Día 11/09/2010
EN los años setenta, el movimiento de la nova cançó anatematizó a Joan Manuel Serrat como culpable de cantar en castellano. Tras el numerito eurovisivo del «La, la, la» el Noi de Poble Sec había decidido abrirse horizontes más amplios que le acabarían convirtiendo en el trovador de varias generaciones de españoles y en el padre putativo, reconocido o no, de la mayoría de los cantautores, pero aunque no dejó de cantar y componer en catalán sufrió el rechazo de sus compañeros más puristas, encerrados voluntariamente en el ámbito de la reivindicación lingüística. Ese ensimismamiento privó a algunos grandes artistas —Raimon, Llach, María del Mar Bonet— de la repercusión que merecían, pero en todo caso se trató de una opción respetable porque conllevaba costes objetivos y entonces aún no existía una Generalitat que derramase subvenciones y repartiese certificados de buena conducta catalanista.

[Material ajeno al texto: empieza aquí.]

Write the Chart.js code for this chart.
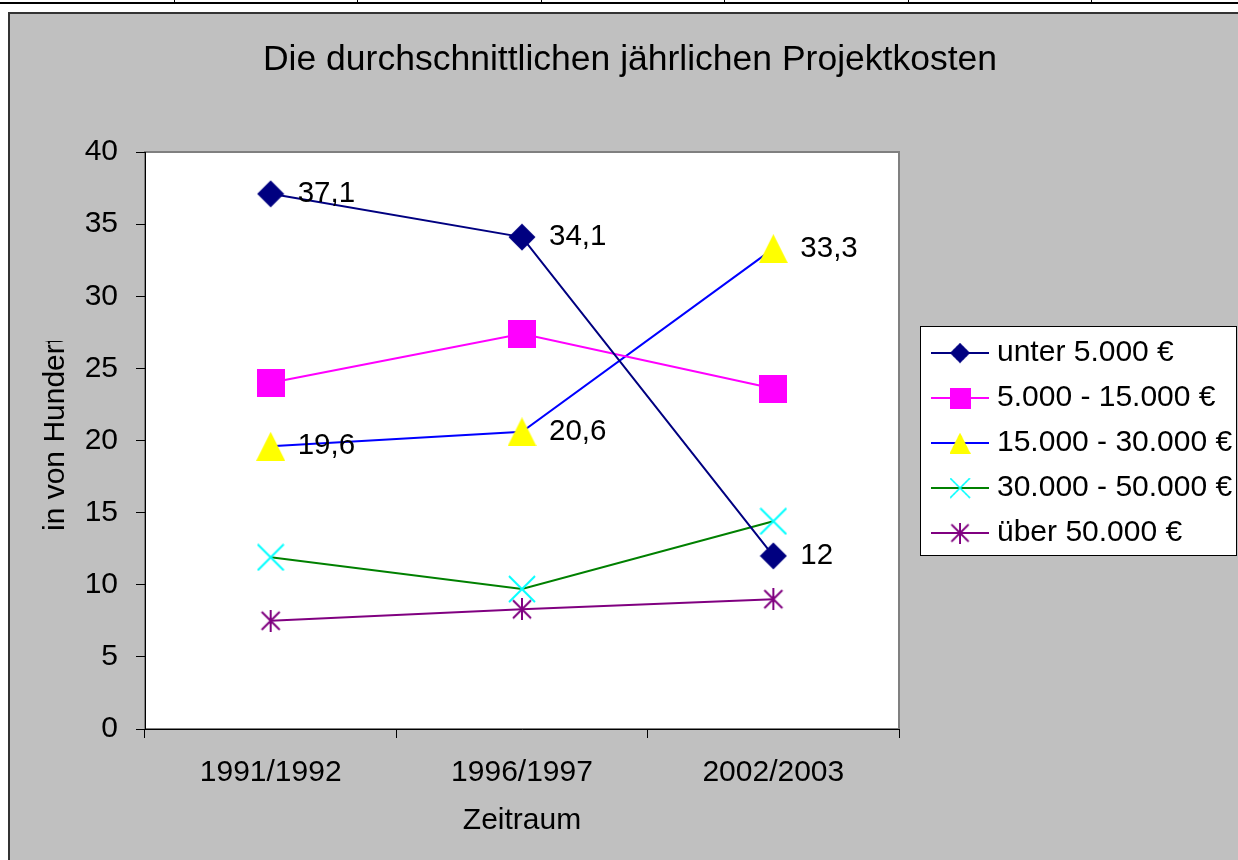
<!DOCTYPE html>
<html lang="de">
<head>
<meta charset="utf-8">
<title>Projektkosten</title>
<script src="https://cdn.jsdelivr.net/npm/chart.js@4/dist/chart.umd.min.js"></script>
<style>
  body { margin: 0; background: #fff; width: 1238px; height: 860px; overflow: hidden; position: relative; }
  .strip { position: absolute; left: 0; top: 0; width: 1238px; height: 2px; border-bottom: 2px solid #000; }
  .strip span { position: absolute; top: 0; width: 1px; height: 3px; background: #000; }
  .frame {
    position: absolute; left: 8px; top: 12px; right: 0; bottom: 0;
    background: #c0c0c0; border-left: 2px solid #333; border-top: 2px solid #333;
  }
  canvas { position: absolute; left: 0; top: 0; }
</style>
</head>
<body>
<div class="strip">
  <span style="left:174px"></span><span style="left:357px"></span><span style="left:541px"></span>
  <span style="left:724px"></span><span style="left:908px"></span><span style="left:1091px"></span>
</div>
<div class="frame"><canvas id="chart" width="1228" height="846"></canvas></div>
<script>
"use strict";

// ? values (in von Hundert)
const periods = ["1991/1992", "1996/1997", "2002/2003"];
const unter5000 = [37.1, 34.1, 12];
const von5000bis15000 = [24, 27.4, 23.6];
const von15000bis30000 = [19.6, 20.6, 33.3];
const von30000bis50000 = [11.9, 9.7, 14.4];
const ueber50000 = [7.5, 8.3, 9.0];

const seriesNames = [
  "unter 5.000 €",
  "5.000 - 15.000 €",
  "15.000 - 30.000 €",
  "30.000 - 50.000 €",
  "über 50.000 €",
];
const labelledSeries = [0, 2]; //! only these get value labels

const yMin = 0;
const yMax = 40;
const yStep = 5;

const FONT = "'Liberation Sans', Arial, sans-serif";

// marker images, drawn once and handed to chart.js as pointStyle
function marker(w, h, paint) {
  const c = document.createElement("canvas");
  c.width = w;
  c.height = h;
  paint(c.getContext("2d"), w, h);
  return c;
}

const diamond = marker(28, 28, (ctx, w, h) => {
  ctx.fillStyle = "#000080";
  ctx.beginPath();
  ctx.moveTo(w / 2, 0.5);
  ctx.lineTo(w - 0.5, h / 2);
  ctx.lineTo(w / 2, h - 0.5);
  ctx.lineTo(0.5, h / 2);
  ctx.closePath();
  ctx.fill();
});
const square = marker(28, 28, (ctx, w, h) => {
  ctx.fillStyle = "#ff00ff";
  ctx.fillRect(0, 0, w, h);
});
const triangle = marker(29, 29, (ctx, w, h) => {
  ctx.fillStyle = "#ffff00";
  ctx.beginPath();
  ctx.moveTo(w / 2, 0);
  ctx.lineTo(w, h);
  ctx.lineTo(0, h);
  ctx.closePath();
  ctx.fill();
});
const cross = marker(28, 28, (ctx, w, h) => {
  ctx.strokeStyle = "#00ffff";
  ctx.lineWidth = 2;
  ctx.beginPath();
  ctx.moveTo(1, 1);
  ctx.lineTo(w - 1, h - 1);
  ctx.moveTo(w - 1, 1);
  ctx.lineTo(1, h - 1);
  ctx.stroke();
});
const star = marker(22, 22, (ctx, w, h) => {
  ctx.strokeStyle = "#800080";
  ctx.lineWidth = 2;
  ctx.beginPath();
  ctx.moveTo(w / 2, 0);
  ctx.lineTo(w / 2, h);
  ctx.moveTo(2, 2);
  ctx.lineTo(w - 2, h - 2);
  ctx.moveTo(w - 2, 2);
  ctx.lineTo(2, h - 2);
  ctx.stroke();
});

const lineColors = ["#000080", "#ff00ff", "#0000ff", "#008000", "#800080"];
const markers = [diamond, square, triangle, cross, star];
const seriesValues = [unter5000, von5000bis15000, von15000bis30000, von30000bis50000, ueber50000];

const datasets = seriesValues.map((values, i) => ({
  label: seriesNames[i],
  data: values,
  borderColor: lineColors[i],
  backgroundColor: lineColors[i],
  borderWidth: 2,
  tension: 0,
  fill: false,
  pointStyle: markers[i],
  pointRadius: 12,
  pointHoverRadius: 12,
}));

// white plot area with the grey frame
const plotBackground = {
  id: "plotBackground",
  beforeDraw(chart) {
    const { ctx, chartArea: a } = chart;
    ctx.save();
    ctx.fillStyle = "#fff";
    ctx.fillRect(a.left, a.top, a.width, a.height);
    ctx.strokeStyle = "#808080";
    ctx.lineWidth = 2;
    ctx.strokeRect(a.left, a.top, a.width, a.height);
    ctx.restore();
  },
};

// "37,1" etc. to the right of the markers
const valueLabels = {
  id: "valueLabels",
  afterDatasetsDraw(chart) {
    const ctx = chart.ctx;
    ctx.save();
    ctx.font = "29.5px " + FONT;
    ctx.fillStyle = "#000";
    ctx.textAlign = "left";
    ctx.textBaseline = "middle";
    labelledSeries.forEach((d) => {
      chart.getDatasetMeta(d).data.forEach((pt, i) => {
        const txt = String(chart.data.datasets[d].data[i]).replace(".", ",");
        ctx.fillText(txt, pt.x + 27, pt.y);
      });
    });
    ctx.restore();
  },
};

// y title, cut at the top like in the original
const yTitle = {
  id: "yTitle",
  afterDraw(chart) {
    const ctx = chart.ctx;
    ctx.save();
    ctx.beginPath();
    ctx.rect(0, 327, 135, 500);
    ctx.clip();
    ctx.translate(54, 517);
    ctx.rotate(-Math.PI / 2);
    ctx.font = "30px " + FONT;
    ctx.fillStyle = "#000";
    ctx.textAlign = "left";
    ctx.textBaseline = "alphabetic";
    ctx.fillText("in von Hundert", 0, 0);
    ctx.restore();
  },
};

// legend as its own layout box on the right side
const sideLegend = {
  id: "sideLegend",
  beforeInit(chart) {
    const box = {
      position: "right",
      weight: 0,
      fullSize: false,
      options: {},
      left: 0, top: 0, right: 0, bottom: 0, width: 0, height: 0,
      isHorizontal() {
        return false;
      },
      update(maxWidth, maxHeight) {
        this.width = 339;
        this.height = maxHeight;
      },
      draw() {
        const ctx = chart.ctx;
        const a = chart.chartArea;
        const lx = this.left + 21;
        const ly = Math.round((a.top + a.bottom) / 2 - 115);
        ctx.save();
        ctx.fillStyle = "#fff";
        ctx.fillRect(lx, ly, 317, 230);
        ctx.strokeStyle = "#000";
        ctx.lineWidth = 1;
        ctx.strokeRect(lx + 0.5, ly + 0.5, 316, 229);
        ctx.font = "30px " + FONT;
        ctx.textAlign = "left";
        ctx.textBaseline = "middle";
        seriesNames.forEach((name, i) => {
          const y = ly + 27 + i * 45;
          ctx.strokeStyle = lineColors[i];
          ctx.lineWidth = 2;
          ctx.beginPath();
          ctx.moveTo(lx + 11, y);
          ctx.lineTo(lx + 69, y);
          ctx.stroke();
          ctx.drawImage(markers[i], lx + 40 - 10.5, y - 10.5, 21, 21);
          ctx.fillStyle = "#000";
          ctx.fillText(name, lx + 77, y);
        });
        ctx.restore();
      },
    };
    Chart.layouts.addBox(chart, box);
  },
};

Chart.defaults.font.family = FONT;
Chart.defaults.color = "#000";

const myChart = new Chart(document.getElementById("chart"), {
  type: "line",
  data: { labels: periods, datasets },
  options: {
    responsive: false,
    animation: false,
    events: [],
    layout: { padding: { left: 12, top: 0, right: 0, bottom: 0 } },
    plugins: {
      legend: { display: false },
      tooltip: { enabled: false },
      title: {
        display: true,
        text: "Die durchschnittlichen jährlichen Projektkosten",
        color: "#000",
        font: { size: 35.5, weight: "normal" },
        padding: { top: 25, bottom: 70.4 },
      },
    },
    scales: {
      x: {
        offset: true,
        grid: { offset: true, drawOnChartArea: false, tickLength: 9, color: "#000" },
        border: { color: "#000", width: 1 },
        ticks: { font: { size: 30 }, padding: 17, maxRotation: 0, color: "#000" },
        title: {
          display: true,
          text: "Zeitraum",
          font: { size: 30 },
          color: "#000",
          padding: { top: 0, bottom: 21 },
        },
        afterFit(scale) {
          scale.height = 131;
        },
      },
      y: {
        min: yMin,
        max: yMax,
        grid: { drawOnChartArea: false, tickLength: 9, color: "#000" },
        border: { color: "#000", width: 1 },
        ticks: { stepSize: yStep, font: { size: 30 }, padding: 18, color: "#000" },
        afterFit(scale) {
          scale.width = 123;
        },
      },
    },
  },
  plugins: [plotBackground, valueLabels, yTitle, sideLegend],
});
</script>
</body>
</html>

Esa misma Generalitat que hoy ejerce de omnímodo poder territorial, y en la que ni el más orate se atrevería a cuestionar la catalanidad de Serrat, acaba de enviar a las tinieblas del exilio idiomático a los mejores escritores de Cataluña, reos de expresarse en castellano, asimilados a los creadores extranjeros en un portal cultural con vocación de limpieza étnica. El Gobierno autonómico presidido por un socialista cordobés que habla un catalán ortopédico ha expulsado del paraíso nacional a las principales glorias de su literatura, la mayoría de las cuales —Vázquez Montalbán, Marsé, Mendoza, Ruiz Zafón, Matute, Ledesma— profesa o profesaba un inequívoco credo político de izquierdas que no ha sido óbice para su exclusión de esa lista oficial de autores autóctonos, un verdadero índice inquisitorial del nacionalismo impostado y sobrevenido que caracteriza el montillato. El gesto es tan mezquino que sólo descalifica a sus responsables mientras los proscritos gozan de la justa aclamación de la crítica y/o el público, pero revela un acomplejado concepto de cerrazón intelectual que define con precisa claridad el grado de cicatería moral al que ha llegado un cierto delirio político.

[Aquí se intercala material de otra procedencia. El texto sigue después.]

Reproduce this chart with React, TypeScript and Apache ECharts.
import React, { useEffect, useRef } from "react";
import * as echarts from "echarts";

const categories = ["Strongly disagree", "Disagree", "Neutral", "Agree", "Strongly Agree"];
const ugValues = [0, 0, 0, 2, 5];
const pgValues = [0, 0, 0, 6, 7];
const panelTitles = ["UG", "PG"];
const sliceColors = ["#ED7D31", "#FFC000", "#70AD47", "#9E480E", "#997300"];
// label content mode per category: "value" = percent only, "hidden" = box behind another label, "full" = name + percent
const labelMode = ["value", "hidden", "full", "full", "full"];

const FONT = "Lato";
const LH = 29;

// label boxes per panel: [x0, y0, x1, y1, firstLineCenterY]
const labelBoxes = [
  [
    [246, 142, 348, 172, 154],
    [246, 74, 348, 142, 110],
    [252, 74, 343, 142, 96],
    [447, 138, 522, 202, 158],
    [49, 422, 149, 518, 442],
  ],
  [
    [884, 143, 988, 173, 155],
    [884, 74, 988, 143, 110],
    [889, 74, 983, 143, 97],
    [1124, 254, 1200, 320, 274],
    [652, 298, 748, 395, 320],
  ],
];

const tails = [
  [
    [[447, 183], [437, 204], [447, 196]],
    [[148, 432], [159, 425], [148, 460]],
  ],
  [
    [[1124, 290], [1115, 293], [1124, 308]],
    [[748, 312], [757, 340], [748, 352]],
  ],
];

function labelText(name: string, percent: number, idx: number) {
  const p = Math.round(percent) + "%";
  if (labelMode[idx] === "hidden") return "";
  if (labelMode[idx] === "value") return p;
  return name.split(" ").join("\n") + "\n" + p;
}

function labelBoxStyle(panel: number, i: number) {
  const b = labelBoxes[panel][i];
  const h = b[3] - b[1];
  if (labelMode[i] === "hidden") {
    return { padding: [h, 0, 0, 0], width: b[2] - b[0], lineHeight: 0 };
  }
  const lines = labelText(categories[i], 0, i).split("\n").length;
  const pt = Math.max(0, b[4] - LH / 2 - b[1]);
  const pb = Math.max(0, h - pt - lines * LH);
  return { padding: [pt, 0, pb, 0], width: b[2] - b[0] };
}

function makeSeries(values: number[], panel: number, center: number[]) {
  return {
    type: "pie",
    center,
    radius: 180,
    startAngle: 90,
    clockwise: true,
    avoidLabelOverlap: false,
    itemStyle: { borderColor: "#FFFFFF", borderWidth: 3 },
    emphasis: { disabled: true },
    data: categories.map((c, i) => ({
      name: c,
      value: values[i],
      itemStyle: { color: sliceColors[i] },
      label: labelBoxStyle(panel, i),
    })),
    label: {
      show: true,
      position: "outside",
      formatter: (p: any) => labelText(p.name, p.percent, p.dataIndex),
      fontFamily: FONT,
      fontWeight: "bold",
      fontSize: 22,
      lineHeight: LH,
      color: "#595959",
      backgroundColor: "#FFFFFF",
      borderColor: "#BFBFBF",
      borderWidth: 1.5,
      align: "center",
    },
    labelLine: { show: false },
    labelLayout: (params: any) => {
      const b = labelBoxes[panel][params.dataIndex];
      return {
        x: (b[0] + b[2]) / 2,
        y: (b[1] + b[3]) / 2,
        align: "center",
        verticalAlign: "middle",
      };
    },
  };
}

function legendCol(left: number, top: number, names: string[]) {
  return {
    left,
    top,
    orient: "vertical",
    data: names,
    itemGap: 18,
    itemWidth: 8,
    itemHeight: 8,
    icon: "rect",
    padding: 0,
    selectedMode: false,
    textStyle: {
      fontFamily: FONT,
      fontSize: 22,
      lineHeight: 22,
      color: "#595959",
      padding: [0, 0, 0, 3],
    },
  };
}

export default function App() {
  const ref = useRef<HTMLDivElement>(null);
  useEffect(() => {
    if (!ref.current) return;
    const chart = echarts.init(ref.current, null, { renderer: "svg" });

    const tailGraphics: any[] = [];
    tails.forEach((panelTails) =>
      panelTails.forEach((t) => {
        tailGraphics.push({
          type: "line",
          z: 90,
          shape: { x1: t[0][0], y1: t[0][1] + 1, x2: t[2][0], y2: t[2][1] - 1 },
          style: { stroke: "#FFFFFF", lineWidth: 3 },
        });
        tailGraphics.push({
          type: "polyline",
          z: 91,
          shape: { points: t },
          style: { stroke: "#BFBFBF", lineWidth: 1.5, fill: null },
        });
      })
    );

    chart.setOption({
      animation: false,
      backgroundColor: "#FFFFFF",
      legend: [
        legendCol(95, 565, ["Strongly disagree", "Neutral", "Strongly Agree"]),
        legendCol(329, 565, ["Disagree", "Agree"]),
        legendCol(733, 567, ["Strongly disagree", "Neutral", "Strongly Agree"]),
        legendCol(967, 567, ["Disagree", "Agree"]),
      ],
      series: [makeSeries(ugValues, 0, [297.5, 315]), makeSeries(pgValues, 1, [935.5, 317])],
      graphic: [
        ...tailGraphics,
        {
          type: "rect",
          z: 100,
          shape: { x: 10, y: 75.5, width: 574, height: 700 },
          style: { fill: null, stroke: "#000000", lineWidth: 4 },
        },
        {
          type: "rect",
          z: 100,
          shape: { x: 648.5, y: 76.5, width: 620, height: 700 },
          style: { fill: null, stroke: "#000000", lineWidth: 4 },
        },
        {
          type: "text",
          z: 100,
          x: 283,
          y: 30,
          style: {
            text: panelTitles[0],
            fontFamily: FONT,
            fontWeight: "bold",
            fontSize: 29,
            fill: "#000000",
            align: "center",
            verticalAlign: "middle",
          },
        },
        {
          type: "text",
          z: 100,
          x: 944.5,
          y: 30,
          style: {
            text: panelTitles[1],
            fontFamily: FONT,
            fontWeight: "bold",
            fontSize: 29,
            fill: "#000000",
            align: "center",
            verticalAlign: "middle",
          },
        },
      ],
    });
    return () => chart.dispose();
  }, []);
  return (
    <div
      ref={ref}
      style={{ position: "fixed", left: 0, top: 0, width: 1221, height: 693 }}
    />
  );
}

Desde la Presidencia de Maragall, que con la complicidad de Zapatero decidió jugar al soberanismo pijo con los votos de la Cataluña inmigrante y se alió con los talibanes independentistas, el socialismo catalán se ha lanzado por una pendiente autodestructiva que ha tratado de conservar el poder mediante una prolongada impostura identitaria. El resultado de ese proceso artificial se va a ver en las próximas elecciones de noviembre, donde se prevé una barrida del montillismoa manos de un nacionalismo auténtico que puede ser tan excluyente o más que su remedo charnego pero en el que al menos no rechinan las actitudes de los conversos. Entre la realidad y su copia, lo lógico es que la gente se quede con el original por muchas deportaciones simbólicas con que los imitadores pretendan revestir su presunta impureza.